Google buys an excellent crowd-sourcing tool and, by default, gets to raise the bar significantly in the fight against bots and spam.

Locked in a cat-and-mouse game with spammers who use bots to defeat anti-fraud mechanisms and create fake accounts, Google today announced a deal to acquire reCAPTCHA, a company that provides those squiggly words at login screens (see image at right).

The ReCAPTCHA deal isn't exactly a security transaction.  Strategically, it gives Google an excellent crowd-sourcing tool to beef up its already impressive machine-vision algorithms (think book-scanning and maps) but, in the long run, the ability to use CAPTCHAs that are near-impossible for bots to decipher allows Google to raise the bar significantly in the fight against bots and spam.

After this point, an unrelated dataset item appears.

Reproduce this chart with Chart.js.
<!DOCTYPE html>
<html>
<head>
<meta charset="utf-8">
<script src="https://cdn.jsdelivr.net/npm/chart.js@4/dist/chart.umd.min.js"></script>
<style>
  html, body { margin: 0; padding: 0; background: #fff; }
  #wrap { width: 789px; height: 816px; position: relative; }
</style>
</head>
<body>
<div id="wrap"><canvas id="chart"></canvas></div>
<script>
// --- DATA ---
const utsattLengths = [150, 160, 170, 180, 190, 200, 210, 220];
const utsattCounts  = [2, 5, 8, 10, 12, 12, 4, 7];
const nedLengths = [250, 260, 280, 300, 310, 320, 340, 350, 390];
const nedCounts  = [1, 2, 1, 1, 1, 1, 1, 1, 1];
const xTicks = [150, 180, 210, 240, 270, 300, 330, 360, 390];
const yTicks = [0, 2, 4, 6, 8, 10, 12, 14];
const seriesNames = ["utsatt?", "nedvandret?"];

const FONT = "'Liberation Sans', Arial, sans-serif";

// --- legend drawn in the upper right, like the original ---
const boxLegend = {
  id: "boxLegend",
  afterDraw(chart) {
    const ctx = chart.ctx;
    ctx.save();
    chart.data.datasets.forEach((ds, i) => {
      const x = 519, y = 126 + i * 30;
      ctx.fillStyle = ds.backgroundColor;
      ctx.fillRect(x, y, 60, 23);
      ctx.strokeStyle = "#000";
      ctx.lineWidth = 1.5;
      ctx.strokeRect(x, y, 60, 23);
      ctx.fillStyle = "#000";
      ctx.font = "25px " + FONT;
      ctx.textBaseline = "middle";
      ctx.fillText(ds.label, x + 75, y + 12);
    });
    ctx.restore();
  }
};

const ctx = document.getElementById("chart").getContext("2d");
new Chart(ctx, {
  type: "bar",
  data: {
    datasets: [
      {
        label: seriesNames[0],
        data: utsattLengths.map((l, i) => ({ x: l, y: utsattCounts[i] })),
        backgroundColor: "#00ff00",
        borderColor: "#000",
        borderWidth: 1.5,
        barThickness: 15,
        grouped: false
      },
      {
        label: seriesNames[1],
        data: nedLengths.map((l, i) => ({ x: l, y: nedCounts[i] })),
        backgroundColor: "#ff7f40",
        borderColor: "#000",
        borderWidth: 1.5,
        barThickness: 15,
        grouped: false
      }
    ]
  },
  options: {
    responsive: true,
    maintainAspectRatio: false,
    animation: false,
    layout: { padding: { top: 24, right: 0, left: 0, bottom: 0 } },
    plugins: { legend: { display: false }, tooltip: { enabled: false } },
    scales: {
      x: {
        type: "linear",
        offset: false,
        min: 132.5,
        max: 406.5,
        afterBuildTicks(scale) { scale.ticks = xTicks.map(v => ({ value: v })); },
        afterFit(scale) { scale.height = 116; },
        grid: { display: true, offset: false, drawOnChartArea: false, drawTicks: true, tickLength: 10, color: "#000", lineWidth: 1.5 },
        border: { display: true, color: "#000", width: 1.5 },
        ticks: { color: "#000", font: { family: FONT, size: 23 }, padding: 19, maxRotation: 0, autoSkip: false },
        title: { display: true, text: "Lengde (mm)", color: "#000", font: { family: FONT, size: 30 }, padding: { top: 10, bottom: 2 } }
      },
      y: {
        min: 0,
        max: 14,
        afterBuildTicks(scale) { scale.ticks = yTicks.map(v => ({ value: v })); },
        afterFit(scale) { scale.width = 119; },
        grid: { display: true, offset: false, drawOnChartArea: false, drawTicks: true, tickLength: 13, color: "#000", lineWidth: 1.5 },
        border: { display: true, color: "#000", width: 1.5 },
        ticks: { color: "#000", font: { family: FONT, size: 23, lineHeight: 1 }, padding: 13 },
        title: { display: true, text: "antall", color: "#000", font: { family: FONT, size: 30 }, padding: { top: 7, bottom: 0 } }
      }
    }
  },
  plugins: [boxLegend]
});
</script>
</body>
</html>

According to Adam O'Donnell, director of emerging technologies at anti-spam firm Cloudmark, believes this is a very smart purchase by Google.

"Google already has the best computer-vision techniques.  The way ReCAPTCHA works, this means that Google will only be presenting CAPTCHA words that are very difficult for a bot to defeat," O'Donnell explained.

"By pushing up that boundary, it will make CAPTCHA technology much better."

The words presented by the ReCAPTCHA service come from scanned printed material (archival newspapers and old books).   As Google explains here, computers find it hard to recognize these words because the ink and paper have degraded over time, but by typing them in as a CAPTCHA, crowds teach computers to read the scanned text.

In this way, reCAPTCHA’s unique technology improves the process that converts scanned images into plain text, known as Optical Character Recognition (OCR). This technology also powers large scale text scanning projects like Google Books and Google News Archive Search. Having the text version of documents is important because plain text can be searched, easily rendered on mobile devices and displayed to visually impaired users. So we'll be applying the technology within Google not only to increase fraud and spam protection for Google products but also to improve our books and newspaper scanning process.

CAPTCHAs have served to slow down spammers and phishers but in many cases, they are easily defeated by bots or humans hired to manually solve text in the squiggly-lined images.

[ Dancho Danchev: Google's CAPTCHA experiment and the human factor ]

Earlier this year, Researchers at Google recently released a paper detailing a new CAPTCHA system consisting of correct image rotation (Socially Adjusted CAPTCHAs) whose main purpose is to make it easier for humans, and much harder for bots to recognize them.